A toplogical space $X$ is said to be second countable
if there exists a countable basis for the topology.$X$ is separable if there exist a countable dense subset.
Show that a second countable space always is separable.Give an example of a space that is separable but not
second countable
The first part was easy and i managed to solve it on my own
Assume that $X$ is second countable and let $B_1, B_2, B_3…$
be a countable basis.
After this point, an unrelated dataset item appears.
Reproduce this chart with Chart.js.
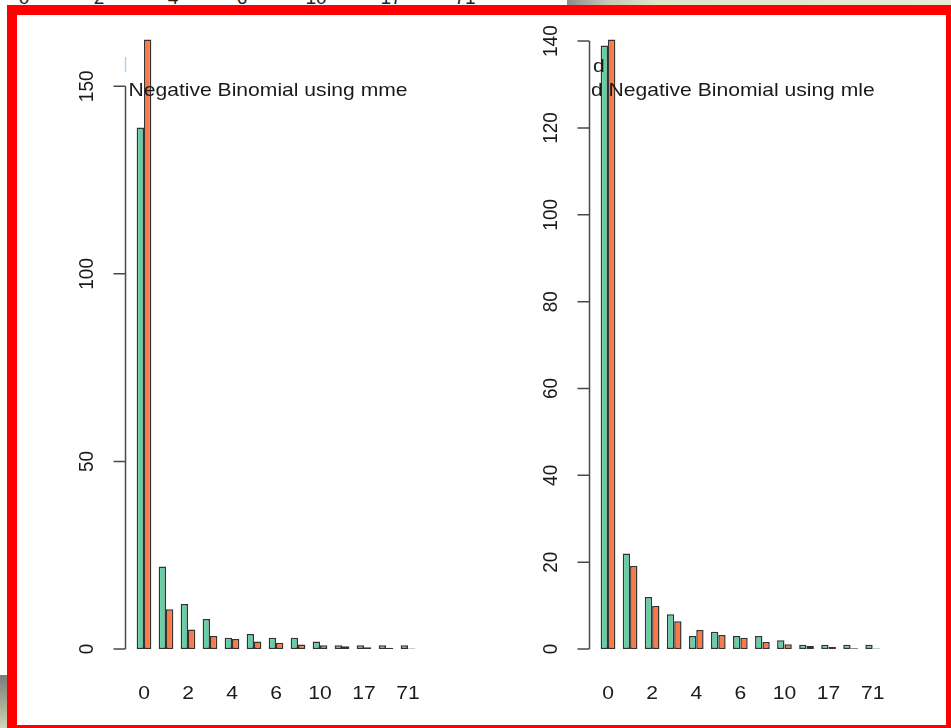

Construct the set $A$ by taking one
element $x_n$ out of every $B_n$. Then $A$ becomes dense because
every open set $U$ contain a $B_n$ which in turn contain the
element $x_n$ in $A$.
Again, like in the question i posted yesterday, i had trouble to come up with an example but our
professor gave an example during the last lecture but
i dont fully understand it:
"For an example of a separable but not second countable
space let $X$ be the real line provided with the cofinite
topology, i.e. where a set is open if its either empty
or if its complement is finite.
Then every infinite set is dense and hence $X$ is separable.
But for an arbitrary countable family of open sets
$U_1, U_2…$ write $U_i = X$\ $A_i$, where $A_i$ is finite,
there is an element $x \in X$\ $(\cup_i Ai)$, because $A_i$ is countable,
such that the open set $X$\ $\{x\}$ is then not able
to contain any $U_i$. Consequently $X$ is not second countable."
We asked him to explain it in more detail but his english is poor
and nobody understood anything…:)
Def: A subset $A$ of a topological space $X$ is dense in $X$ if for any point $x$ in $X$, any neighborhood of $x$ contains at least one point from $A$.
$1.$ "Then every infinite set is dense"
Take $A$ to be one of these infinite sets. If $x \in A \subset X$ then it trivially fulfills the definition. But if we take a $x \not\in A$ why is it not possible to find a neighborhood in these finite sets that does not contain an element in $A$?
edit: its obvious if it is only open neighborhoods, open sets in the topology, but that is not specified in the definition.
$2.$ I am not fully understanding this either
"But for an arbitrary countable family of open sets
$U_1, U_2…$ write $U_i = X$\ $A_i$, where $A_i$ is finite,
there is an element $x \in X$\ $(\cup_i Ai)$, because $A_i$ is countable,
such that the open set $X$\ $\{x\}$ is then not able
to contain any $U_i$. Consequently $X$ is not second countable."
Is it possible to express this in a simpler way?
Best Answer
Take your favorite uncountable set $X$ and fix $x\in X$. Now consider the following topology: $$\{U\subseteq X\mid \varnothing\neq U\leftrightarrow x\in U\}$$
Namely, every non-empty open set contains $x$, and vice versa. This is not a second-countable topology, since a second-countable topology implies being Lindelöf, but $\{\{x,y\}\mid y\in X\}$ is an open cover without a countable subcover.
But $\{x\}$ is dense, since it meets every non-empty open set. So this topology is separable.